Daí que venha mesmo a calhar um livro que rema contra esta corrente: tem o sugestivo título "Contra a Felicidade - Em Defesa da Melancolia", do académico Eric G. Wilson. Um livro que subverte o pensamento consensual, defendendo que a melancolia e a tristeza são sentimentos inerentes à condição humana e necessários a qualquer cultura florescente, sendo a musa da grande literatura, pintura, música e inovação.
Eis o que diz Eric G. Wilson: "Basta de Prozac nos nossos cérebros. Aceitemos as nossas facetas depressivas enquanto fontes de criatividade. Ao idolatrar o ideal de felicidade, o indivíduo cega-se para o mundo e vacila perante a mais pequena contrariedade. A nossa cultura parece tratar a melancolia como estado aberrante, como vil ameaça à noção de felicidade, como gratificação imediata, felicidade como conforto superficial."
A dualidade entre sentimentos contraditórios (melancolia/tristeza versus felicidade/alegria) já proporcionou milhares de livros, poemas, ensaios, filmes e canções. No fundo, trata-se de uma discussão que se irá eternizar enquanto houver homem à superfície da terra.

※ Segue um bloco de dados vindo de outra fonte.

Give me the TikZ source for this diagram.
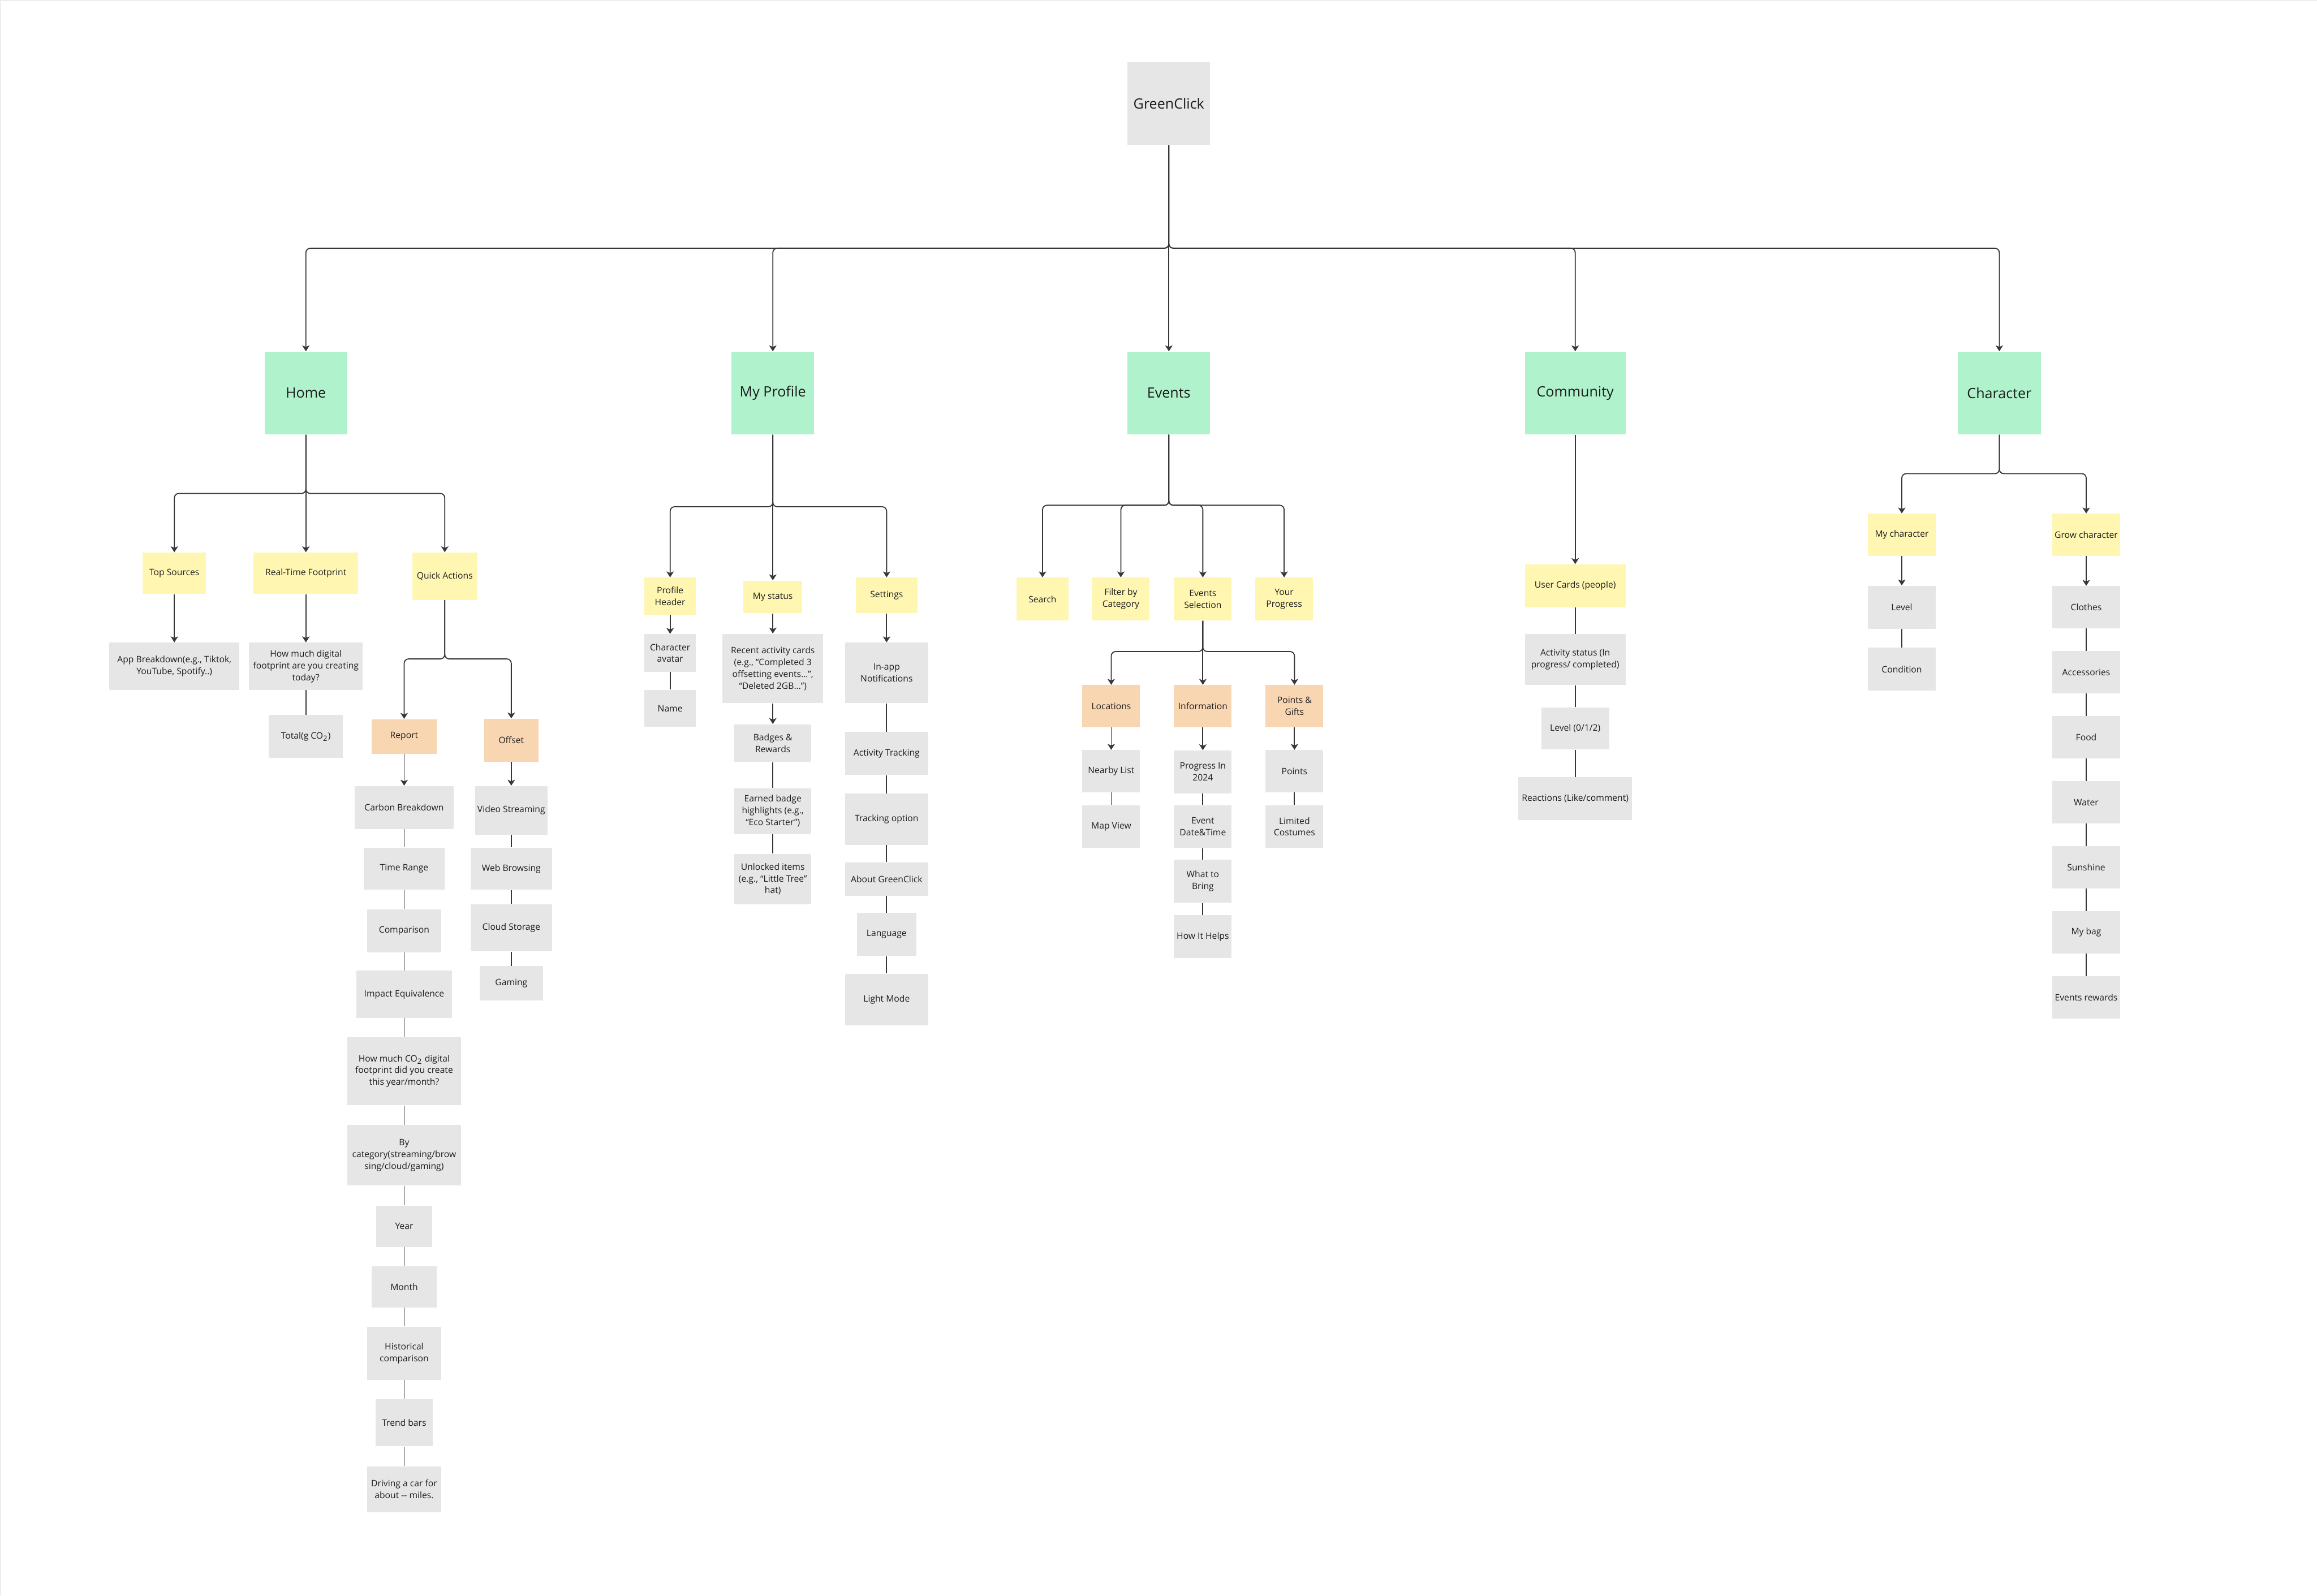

Seja como for, este livro de Eric G. Wilson representa um abanão face às convenções sociais da actualidade e, apesar de ter sido editado há já 6 anos, continua a ser cada vez mais actual, contrariando a avalanche incontida de livros que ajudam a encontrar a felicidade como se este fosse o único e insofismável paradigma existencial possível.